Former Indian diplomats on Wednesday said they were not surprised by US President Donald Trump's earlier statement that he had been discussing the Kashmir issue with Pakistani Prime Minister Imran Khan and also working with the latter on "some borders”.
They said if Trump is suggesting a redrawing of borders in South Asia, such a “preposterous step” could affect Washington's future foreign policy dynamics with the region.
“I think President Donald Trump is trying to achieve a balance in its relations with Pakistan. By and large, this talk of ‘working together on some borders’ is aimed at satisfying Islamabad as Washington still needs the latter’s help in dealing with the situation in Afghanistan and how quickly the US can be facilitated to move its troops out of that country,” former Indian diplomat Ashok Sajjanhar says.
The US would not be going back to the situation that prevailed on 1 January, 2018, when Trump slammed previous US governments for supporting Pakistan monetarily when Islamabad gave nothing in return except lies and deceit, Sajjanhar added.
He recalls Trump as saying that the “US had foolishly given away more than $33 billion to Pakistan in aid and, in return, Pakistan considered American leaders fools.”
“We won’t come back to that situation. There will be no withdrawal of funding. Though the existing narrative will continue, Pakistan needs to be pressurised on terrorism. The US must not succumb to Pakistan’s lobbying it to back its efforts to get it off the Grey List at the FATF’s Financial Action Task Force review meeting in Beijing this week,” Sajjanhar states.

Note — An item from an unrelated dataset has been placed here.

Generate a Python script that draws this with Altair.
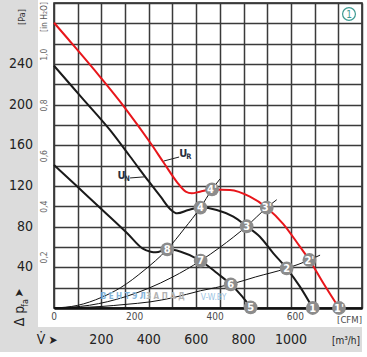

Insofar as Trump’s suggestion that he was discussing or would be discussing the Kashmir issue with Khan in Davos, Sajjanhar said that from India’s point of view, it needed to be looked at in terms of the positive outcomes of last month’s 2+2 US-India Dialogue in Washington between the foreign and defence ministers of the two countries.
“We (India) need to impress upon the US that Jammu and Kashmir is peaceful, the situation there is improving and getting better,” the former Indian envoy to Kazakhstan, Switzerland, and Latvia said.
India’s former ambassador to Uzbekistan and Turkey M.K. Bhadrakumar said: “Imran Khan and President Trump have been discussing Kashmir in the past, so in that sense, Trump’s statement is not at all a surprise. This talk of having discussions with Imran on some borders is an enigmatic statement. Trump can't discuss India’s borders with Pakistan just as the US is not in a position to talk about redrawing its borders with Mexico.”
“Redrawing of borders is a preposterous idea. There will be a lack of acceptability. Pakistan will fire all six cylinders to ensure US involvement in Kashmir. In talking with the US, Pakistan has established a linkage between Afghanistan and Kashmir. It has consistently projected to Washington that peace in Afghanistan is inconceivable without resolving the Kashmir issue,” Bhadrakumar added.
On Tuesday, President Trump said that he and Pakistan Prime Minister Khan were “working together on some borders” and discussing the Kashmir issue ahead of Trump's likely visit to India in February.
“We're working together on some borders, and we're talking about Kashmir and the relation to what's going on with Pakistan and India. And if we can help, we certainly will be helping. And we've been watching that and following it very, very closely,” Trump said.
“For us, in Pakistan, it (India) is a big issue. And, of course, we always hope that the US will play its part in resolving it because no other country can,” the Pakistan prime minister said.
Relations between India and Pakistan have worsened after New Delhi abrogated Article 370 in early August, revoking Jammu and Kashmir’s decades old temporary special status and later dividing it into two federally administered territories in October.
Since the abrogation of Kashmir's special status, Pakistan has been on a diplomatic offensive, alleging human rights violations in the region by India - which India has strongly denied.